Dataset excerpt:
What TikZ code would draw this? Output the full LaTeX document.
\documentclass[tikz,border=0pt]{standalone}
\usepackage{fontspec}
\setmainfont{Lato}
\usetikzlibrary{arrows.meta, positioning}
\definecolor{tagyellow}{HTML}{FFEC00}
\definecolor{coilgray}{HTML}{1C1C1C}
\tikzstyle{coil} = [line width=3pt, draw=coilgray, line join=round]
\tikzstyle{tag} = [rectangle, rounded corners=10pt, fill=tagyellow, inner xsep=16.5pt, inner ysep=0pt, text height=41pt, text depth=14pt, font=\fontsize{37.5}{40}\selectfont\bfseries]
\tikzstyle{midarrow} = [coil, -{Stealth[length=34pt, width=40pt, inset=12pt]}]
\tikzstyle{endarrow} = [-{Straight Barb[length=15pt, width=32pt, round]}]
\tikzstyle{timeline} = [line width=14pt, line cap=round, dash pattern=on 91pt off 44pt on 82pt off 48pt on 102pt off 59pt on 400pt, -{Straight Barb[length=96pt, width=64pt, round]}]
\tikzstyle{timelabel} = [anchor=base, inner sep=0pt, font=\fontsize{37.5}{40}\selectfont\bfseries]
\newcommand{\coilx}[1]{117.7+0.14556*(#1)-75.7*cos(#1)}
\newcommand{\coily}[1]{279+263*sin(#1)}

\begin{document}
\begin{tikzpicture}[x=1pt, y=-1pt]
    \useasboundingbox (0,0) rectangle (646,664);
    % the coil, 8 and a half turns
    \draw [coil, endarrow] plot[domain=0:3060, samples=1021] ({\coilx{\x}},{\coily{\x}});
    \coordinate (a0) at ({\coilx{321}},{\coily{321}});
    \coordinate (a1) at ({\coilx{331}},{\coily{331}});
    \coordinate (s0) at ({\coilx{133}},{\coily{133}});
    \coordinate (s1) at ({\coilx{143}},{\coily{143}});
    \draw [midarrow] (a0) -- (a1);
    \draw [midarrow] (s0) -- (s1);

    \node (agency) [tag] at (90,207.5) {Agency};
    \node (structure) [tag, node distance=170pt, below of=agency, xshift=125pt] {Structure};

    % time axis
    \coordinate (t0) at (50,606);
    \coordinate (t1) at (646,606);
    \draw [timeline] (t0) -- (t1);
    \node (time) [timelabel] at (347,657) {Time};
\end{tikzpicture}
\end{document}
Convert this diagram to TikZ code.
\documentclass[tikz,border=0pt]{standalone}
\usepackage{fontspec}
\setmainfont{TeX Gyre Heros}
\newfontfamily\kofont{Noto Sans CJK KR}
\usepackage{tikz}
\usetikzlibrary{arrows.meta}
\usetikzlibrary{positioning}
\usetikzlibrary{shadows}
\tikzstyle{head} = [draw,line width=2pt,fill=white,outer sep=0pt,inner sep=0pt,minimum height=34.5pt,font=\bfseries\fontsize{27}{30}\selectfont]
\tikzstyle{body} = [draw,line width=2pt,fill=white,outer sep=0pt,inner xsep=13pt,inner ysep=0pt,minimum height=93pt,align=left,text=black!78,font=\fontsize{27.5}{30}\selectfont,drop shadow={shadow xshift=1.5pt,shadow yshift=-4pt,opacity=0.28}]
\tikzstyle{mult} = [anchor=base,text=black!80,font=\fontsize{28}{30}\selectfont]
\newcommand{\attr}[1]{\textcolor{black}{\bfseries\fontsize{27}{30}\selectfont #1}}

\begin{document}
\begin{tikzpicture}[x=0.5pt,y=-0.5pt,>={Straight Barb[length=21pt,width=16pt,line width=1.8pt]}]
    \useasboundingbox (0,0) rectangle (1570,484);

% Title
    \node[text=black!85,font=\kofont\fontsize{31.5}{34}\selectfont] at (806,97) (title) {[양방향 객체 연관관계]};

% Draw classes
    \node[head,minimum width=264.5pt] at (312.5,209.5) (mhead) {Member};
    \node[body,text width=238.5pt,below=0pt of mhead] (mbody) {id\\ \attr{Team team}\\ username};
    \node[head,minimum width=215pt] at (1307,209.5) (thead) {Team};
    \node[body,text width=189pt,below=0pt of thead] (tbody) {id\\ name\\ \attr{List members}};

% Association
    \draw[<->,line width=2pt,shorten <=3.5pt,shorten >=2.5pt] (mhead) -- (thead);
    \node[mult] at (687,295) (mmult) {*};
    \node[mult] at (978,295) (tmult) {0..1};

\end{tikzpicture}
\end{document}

THE PROBLEM
Reprint the data above from the opening line to the line holding "[midarrow] (s0) -- (s1);", inclusive, and nothing else.

RESULT
What TikZ code would draw this? Output the full LaTeX document.
\documentclass[tikz,border=0pt]{standalone}
\usepackage{fontspec}
\setmainfont{Lato}
\usetikzlibrary{arrows.meta, positioning}
\definecolor{tagyellow}{HTML}{FFEC00}
\definecolor{coilgray}{HTML}{1C1C1C}
\tikzstyle{coil} = [line width=3pt, draw=coilgray, line join=round]
\tikzstyle{tag} = [rectangle, rounded corners=10pt, fill=tagyellow, inner xsep=16.5pt, inner ysep=0pt, text height=41pt, text depth=14pt, font=\fontsize{37.5}{40}\selectfont\bfseries]
\tikzstyle{midarrow} = [coil, -{Stealth[length=34pt, width=40pt, inset=12pt]}]
\tikzstyle{endarrow} = [-{Straight Barb[length=15pt, width=32pt, round]}]
\tikzstyle{timeline} = [line width=14pt, line cap=round, dash pattern=on 91pt off 44pt on 82pt off 48pt on 102pt off 59pt on 400pt, -{Straight Barb[length=96pt, width=64pt, round]}]
\tikzstyle{timelabel} = [anchor=base, inner sep=0pt, font=\fontsize{37.5}{40}\selectfont\bfseries]
\newcommand{\coilx}[1]{117.7+0.14556*(#1)-75.7*cos(#1)}
\newcommand{\coily}[1]{279+263*sin(#1)}

\begin{document}
\begin{tikzpicture}[x=1pt, y=-1pt]
    \useasboundingbox (0,0) rectangle (646,664);
    % the coil, 8 and a half turns
    \draw [coil, endarrow] plot[domain=0:3060, samples=1021] ({\coilx{\x}},{\coily{\x}});
    \coordinate (a0) at ({\coilx{321}},{\coily{321}});
    \coordinate (a1) at ({\coilx{331}},{\coily{331}});
    \coordinate (s0) at ({\coilx{133}},{\coily{133}});
    \coordinate (s1) at ({\coilx{143}},{\coily{143}});
    \draw [midarrow] (a0) -- (a1);
    \draw [midarrow] (s0) -- (s1);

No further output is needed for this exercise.